At some point problems reach the "Call Kevin now, I don't care what time it is" level. Your processes should enable anyone to handle problems that are not at this level.
if the build system is broken, then no new code gets built to roll to production. Your build system has no resiliency in terms of having more than one, or ability to roll back? Do you even have version control implemented along with a mature change control process, with automation and monitoring in place?
Kevin's available hours should be common knowledge, or easily findable in a system of some sort, ranging from text file to excel sheet to Exchange to massively overpriced time-tracking software.
Doesn't really help to know peoples hours. If they're not overlapping with yours then you have a potentially crazy overhead on time it takes to get responses to issues that could hold up your work completely.
That's a fundamental problem of teamwork. This also happens when the coworker sitting right next to you, working the same hours, has a higher-priority task than the one you're waiting for.
It absolutely does, although in my personal experience far, far more rarely. And even if that person was sitting remotely at their own hours you’ld then have to wait for them to get ”to work” and then do that higher-priority task and then get to your request so the overhead is still waaaaay bigger.
And what happens when Kevin is on vacation or is sick or quits?
This was in response to Practical Tip #1: "People don't have to say when they are working."

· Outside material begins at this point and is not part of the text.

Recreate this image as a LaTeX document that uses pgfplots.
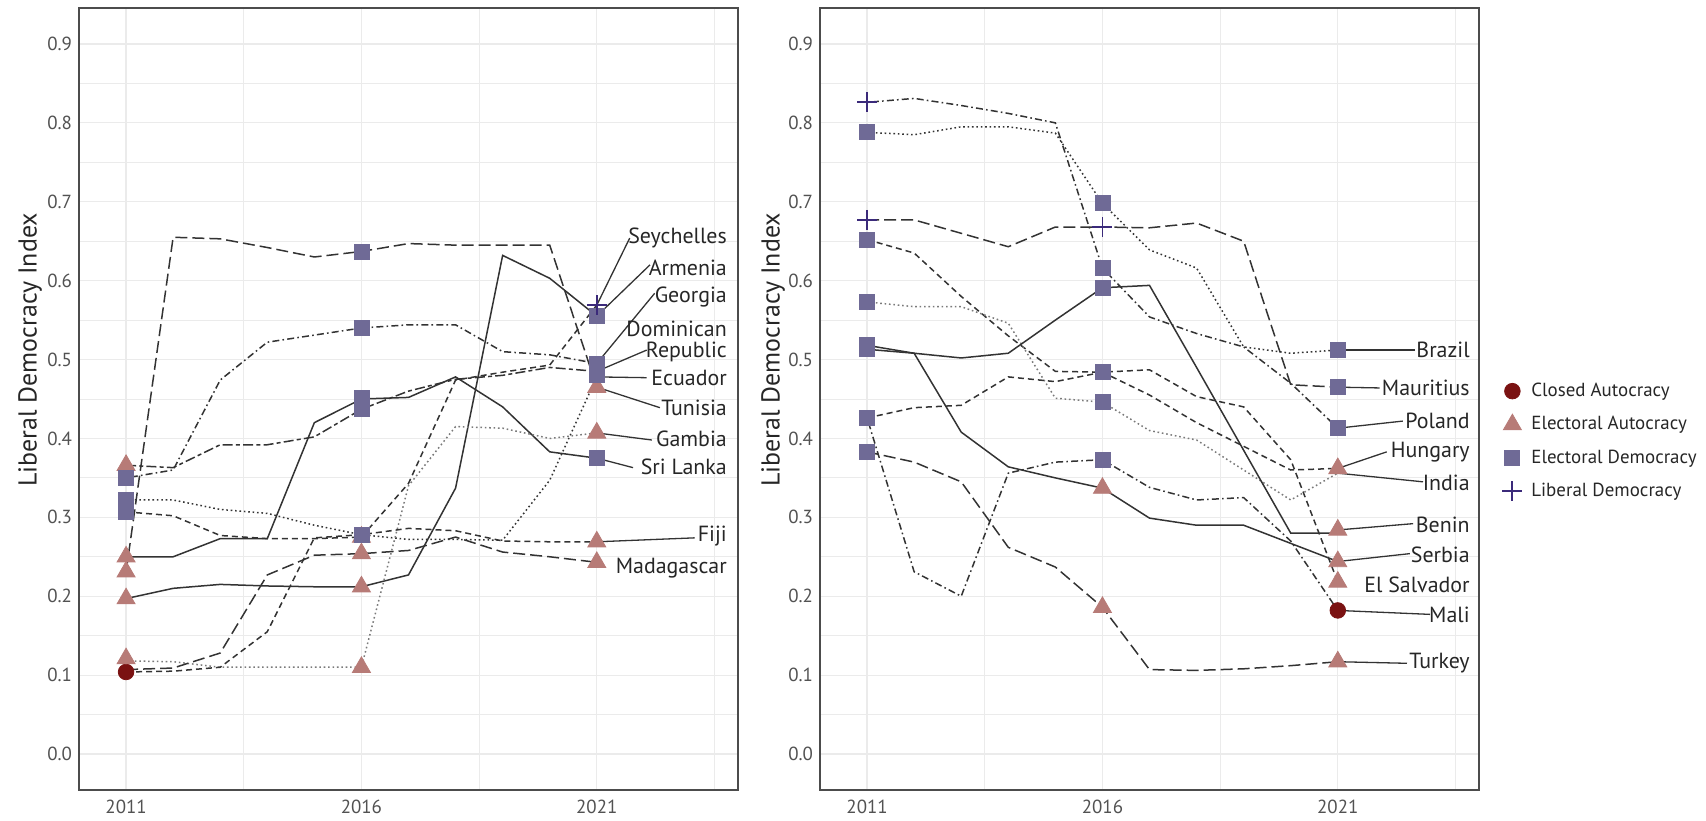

I'm arguing that this tip is harmful. I should know he was on vacation, and thus have a plan in place to handle anything that might come up while he's on vacation. If I'm completely in the dark about when he's working, things are going to be a lot more difficult.

Vacation / Sick time is a bit different than needing to run errands till 10am, either shifting the working day round a bit or spreading the time out over the next days or week etc.

Doesn't hurt to check in when you're available again as a courtesy but the benefit is NOT having to get permission to do something like this up front.

If you're remote as an employee then presumably the company has process around holidays and stuff that would be followed. If you're a freelancer then part of what stops you, and your client, from being fined by HMRC (in Britain) is setting your own working hours and days.